Let the seeds rest there and with a fine spray of water, held a few feet away, gently mist the soil each day. Don’t disturb your seeds. Give them time to grow. When you cut the flowers you will notice that they look great in all kinds of containers. Like the little green pitcher you saw at the thrift store.

Also: Look for "State Fair" Zinnia seeds. I recommend an online site called Pumpkin Nook for cheaper seed prices. However, Dollar Tree sells seed too. Go and look at them first.

The next flower to plant if you have a fence, shed, or a pile of debris in the sun, would be "Grandpa Ott’s" Morning Glories. Soak the seeds in warm water for an hour. Rub each seed on a nail file or emery board. After you get a little flat spot, plant the seeds about two inches apart along a fence line. Leave them and let nature take care of them. Here again, the seed package will tell you how deep to plant.

These are the most gorgeous color of morning glory you will ever see. In late summer or fall, harvest the seeds, leave them in a dish on top the refrigerator for a few weeks. Then, put them in envelopes and keep them in a drawer. In the spring, plant them again. Cut a length of your (blooming) morning glories and put both stem ends in water to use your vines in a vase.

Also: Look for Moonflowers (they are vines with large white blooms that only open at night).
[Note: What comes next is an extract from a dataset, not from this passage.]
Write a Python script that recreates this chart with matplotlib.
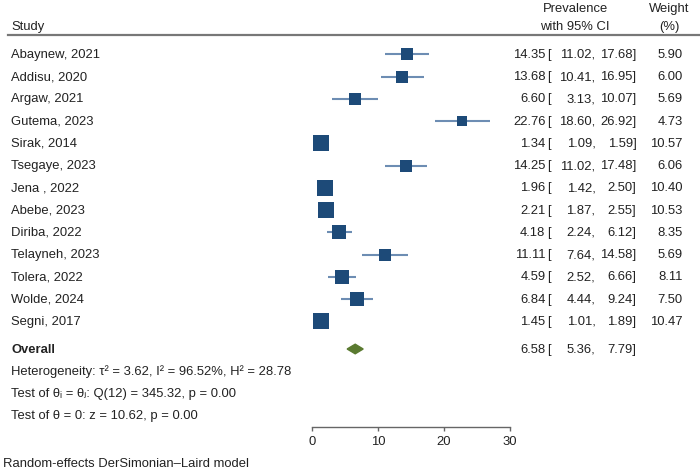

Moonflowers can climb strings on cup hooks around a doorway and glamorize a less than wonderful back yard.

The next thing you must grow is food.

Cherry tomatoes are the best thing to start with in my opinion. Buy tomato cages at your local home and garden store, and buy cherry tomato plants, assorted kinds if you wish. Tomato cages even come in colors these days and three to six plants are sufficient for your first garden. Buy one cage for each plant.

Ask the garden clerk for planting tips, or you can look it up online. The most important thing is that you must plant them in bright sun. If the front yard is the only full sun place in your yard that is okay too.

You will have so much satisfaction eating your homegrown tomatoes all summer and cutting them in half to top salads. Taking them fresh in baggies to school or work is very rewarding. Cut them in half and heat them in a skillet to add to your pasta or pizza toppings. Cut them in half and toss them into the bacon grease when you fry an egg. They are so good!

I order my garden plants from Park Seed. A Cherry Tomato 6-plant assortment costs about $15. These should provide me with lots of tomatoes all summer. Because I know I will have too many I may also purchase a food dehydrator and have my sunshine all year long. Or, I can cook the excess up into a sauce and freeze in baggies for future soups and pasta sauce.

After you have mastered these three: Zinnias, Morning Glories, and Cherry Tomatoes, you can go on and plant ANYTHING!